What is expected:
Go through the listing below and gather every line with the word "size".

Material:
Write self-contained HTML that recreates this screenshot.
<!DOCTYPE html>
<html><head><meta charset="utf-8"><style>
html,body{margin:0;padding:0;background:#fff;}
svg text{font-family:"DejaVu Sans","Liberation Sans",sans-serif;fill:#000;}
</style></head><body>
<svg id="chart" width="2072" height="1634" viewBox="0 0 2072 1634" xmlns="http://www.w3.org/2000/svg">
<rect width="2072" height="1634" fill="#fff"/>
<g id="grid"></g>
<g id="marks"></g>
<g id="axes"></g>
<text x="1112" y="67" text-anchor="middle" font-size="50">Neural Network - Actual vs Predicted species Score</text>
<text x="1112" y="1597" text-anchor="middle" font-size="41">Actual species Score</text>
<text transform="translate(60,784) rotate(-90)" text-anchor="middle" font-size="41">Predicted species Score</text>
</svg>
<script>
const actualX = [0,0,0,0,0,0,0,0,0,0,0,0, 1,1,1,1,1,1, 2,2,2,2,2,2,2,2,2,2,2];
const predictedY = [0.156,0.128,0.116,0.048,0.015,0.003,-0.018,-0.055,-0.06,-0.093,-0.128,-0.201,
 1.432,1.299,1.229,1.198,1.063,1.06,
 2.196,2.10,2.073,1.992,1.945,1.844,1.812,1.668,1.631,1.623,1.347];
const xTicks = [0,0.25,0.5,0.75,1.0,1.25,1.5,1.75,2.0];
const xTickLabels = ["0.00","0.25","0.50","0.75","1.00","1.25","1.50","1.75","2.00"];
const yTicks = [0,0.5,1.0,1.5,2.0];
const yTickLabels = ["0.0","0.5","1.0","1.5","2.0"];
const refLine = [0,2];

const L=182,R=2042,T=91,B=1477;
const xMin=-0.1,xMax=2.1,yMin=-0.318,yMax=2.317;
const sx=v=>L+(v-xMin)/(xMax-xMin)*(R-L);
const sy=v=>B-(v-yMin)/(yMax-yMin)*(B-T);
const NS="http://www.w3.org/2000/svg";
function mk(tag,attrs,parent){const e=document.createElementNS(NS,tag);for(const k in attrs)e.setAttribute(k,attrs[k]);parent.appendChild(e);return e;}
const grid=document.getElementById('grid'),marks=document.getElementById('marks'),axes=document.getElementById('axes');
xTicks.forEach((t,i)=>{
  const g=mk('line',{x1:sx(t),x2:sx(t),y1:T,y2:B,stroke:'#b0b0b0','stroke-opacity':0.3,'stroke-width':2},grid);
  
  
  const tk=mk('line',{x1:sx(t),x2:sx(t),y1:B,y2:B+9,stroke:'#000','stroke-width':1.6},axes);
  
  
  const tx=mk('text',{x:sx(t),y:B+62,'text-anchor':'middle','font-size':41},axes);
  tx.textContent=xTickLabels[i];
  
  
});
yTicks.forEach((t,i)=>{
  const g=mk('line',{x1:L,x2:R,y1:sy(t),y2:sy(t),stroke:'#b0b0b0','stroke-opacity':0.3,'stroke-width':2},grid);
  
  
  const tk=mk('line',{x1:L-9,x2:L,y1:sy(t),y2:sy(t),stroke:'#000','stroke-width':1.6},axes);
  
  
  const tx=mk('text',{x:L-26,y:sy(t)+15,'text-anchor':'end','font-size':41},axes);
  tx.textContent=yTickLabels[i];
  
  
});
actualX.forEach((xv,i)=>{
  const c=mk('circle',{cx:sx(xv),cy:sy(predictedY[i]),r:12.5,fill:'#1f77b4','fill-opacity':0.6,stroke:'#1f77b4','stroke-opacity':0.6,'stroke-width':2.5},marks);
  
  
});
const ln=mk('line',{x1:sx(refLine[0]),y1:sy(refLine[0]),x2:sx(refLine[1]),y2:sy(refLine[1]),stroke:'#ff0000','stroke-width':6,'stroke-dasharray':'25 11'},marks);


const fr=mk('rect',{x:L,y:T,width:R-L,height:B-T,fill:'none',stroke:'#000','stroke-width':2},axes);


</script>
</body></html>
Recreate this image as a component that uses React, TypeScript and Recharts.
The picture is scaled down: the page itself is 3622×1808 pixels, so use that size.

Task output:
<text x="1112" y="67" text-anchor="middle" font-size="50">Neural Network - Actual vs Predicted species Score</text>
<text x="1112" y="1597" text-anchor="middle" font-size="41">Actual species Score</text>
<text transform="translate(60,784) rotate(-90)" text-anchor="middle" font-size="41">Predicted species Score</text>
  const tx=mk('text',{x:sx(t),y:B+62,'text-anchor':'middle','font-size':41},axes);
  const tx=mk('text',{x:L-26,y:sy(t)+15,'text-anchor':'end','font-size':41},axes);
The picture is scaled down: the page itself is 3622×1808 pixels, so use that size.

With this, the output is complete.